Me: How big were these marches in the past then?

Abu Ahmad: really big, lots of people.

Me: So what happened?

Abu Ahmad: They’re not free and haven’t been for a long time.

Me: How’s that? People are marching now and some even have their faces covered yet the security forces are not intervening. Don’t people care about Palestine anymore?

Abu Ahmad: Of course we do (angry). If these protests were free you would see hundreds of thousands marching all the way from here to al-Quds. Those you see taking part here are in league with the Mukhabarat. If normal citizens were to take part we would be dragged in for questioning.

I am not sure about the truth of these claims and people did seem to be taking part without any recriminations. Nevertheless, exaggerated or not, the claims of most of the shopkeepers I spoke do highlight the sense of fear held by citizens in Jordan with regards to taking part in demonstrations of any sort.

I also remember the reaction of the security forces towards Iraqis merely celebrating their football teams success in winning the Asian Cup final, mainly because I was interviewing an Iraqi girl among a crowd of jubilant fans (who hadn’t had much to cheer about for a long time) when a riot van pulled up and the police proceeded to beat the crap out of anyone within striking distance. The pretext this time was that the Iraqis had been firing guns in celebration. This, of course, was untrue and the real reason was more to do with the government not wanting such a large and visible Iraqi presence on the streets.
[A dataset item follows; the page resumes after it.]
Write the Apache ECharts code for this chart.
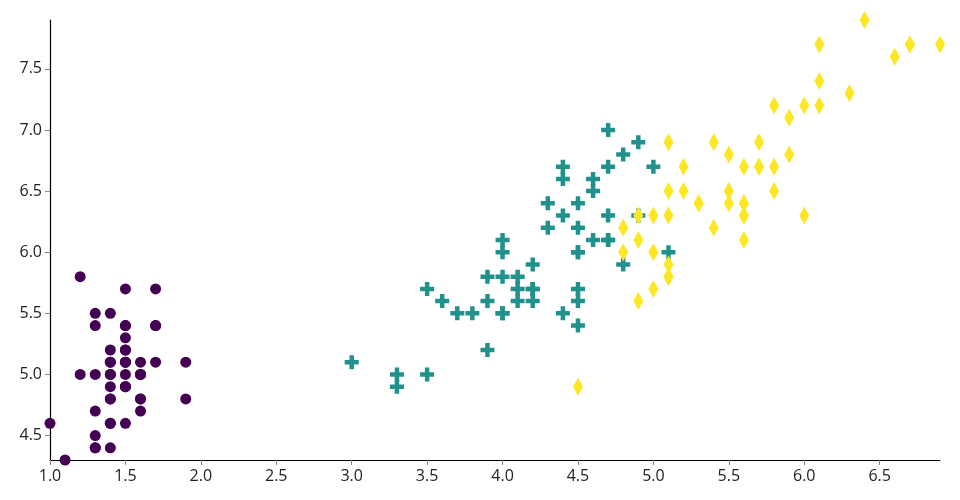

And also because in Jordan, the authorities just don’t like protests of any sort. Maybe a lot like Iran but probably even less tolerant.

Media, lies and Joe Biden


Getty images

Iran has not scored any global PR victories in recent weeks as opposition protests have been brutally quashed, activists arrested en mass and media and SMS networks closed down. Yesterday, Tehran announced that the clampdown would be extended to satellite TV and internet networks (even though satellite TV is already banned but many Iranians have access anyway). Although these measures against the media appear draconian through Western eyes, they nevertheless highlight the mindset of a regime locked into the past and which views recent events through the prism the British/CIA-sponsored coup of 1953 that toppled the popularly elected Mosaddaq government.

A key element in the toppling of Mosaddaq, following his sin of nationalizing Iran’s oil industry, was the CIA’s support for a black media campaign to oust the elected leader. Iranian journalists and editors were paid directly by the CIA to publish disinformation to discredit the leader – everything from portraying him as a closet communist to being in cahoots with Israel. Many of the news articles were written in the US, translated, and passed on to Iranian editors on the CIA payroll to publish. Viewed within this context, the regime’s reaction and paranoia to the protests becomes slightly more understandable, though far from defensible. It also highlights the level of mistrust that needs to be overcome if any meaningful dialogue is to take place between Tehran and Washington (a good start would be for Obama to scrap the $400 million that Bush allocated to destabilize Iran).

However, unlike the foreign-engineered coup of the 1950s, the protests following the recent election results were domestically driven and were not aimed at toppling the regime, but rather an outpouring of dissatisfaction with the status quo. Iranians, much like people all over the world, are seeking greater personal and political freedoms and an environment in which they can raise their families in peace and security. They are also seeking an end to the regime’s confrontational approach with the US which defined the Bush-Ahmadinejad era, particularly in light of Obama’s Cairo speech and America’s desire to pursue dialogue to resolve the nuclear issue. However, unlike the popularly elected Mosaddaq government of the 1950s, they find themselves saddled with an ideologically bankrupt regime that defines itself solely through its opposition to the US and Israel. To their dismay, Iranians found that although Bush has faded into history, Ahmadinejad is still very much a part of the present.

And so too is the threat of military action against Iran’s nuclear facilities. Ahmadinejad may have held on to the presidency but it has come at a huge cost to the regime, which has lost much legitimacy among large swathes of the population. The election fallout has also exposed the deep divisions within the ruling elites, making foreign interference more, not less likely. Perhaps more crucially, the regime crackdown has severely tarnished Iran’s international image. Relations with the EU, a long time advocate of a peaceful resolution to the nuclear issue, have frayed and those advocating a military solution have been strengthened. Israeli officials argue that Iran’s suspected rigged election and the brutal suppression of the demonstrations that followed indicate the pointlessness of engaging in dialogue with Tehran and that stiffer sanctions and the threat of military action are far more likely to bring about the desired results.

This makes US vice president Joe Biden’s comments during an interview with ABC this morning all the more ominous. During the interview Biden appeared to give the green light for an Israeli military strike against Iran. “If the Netanyahu government decides to take a course of action different than the one being pursued now, that is their sovereign right to do so,” he said. Let’s hope the US vice president was just ratcheting up the pressure to push Iran into engaging in constructive dialogue. And let’s also hope that Biden let Israel know privately that a military attack is not a viable option.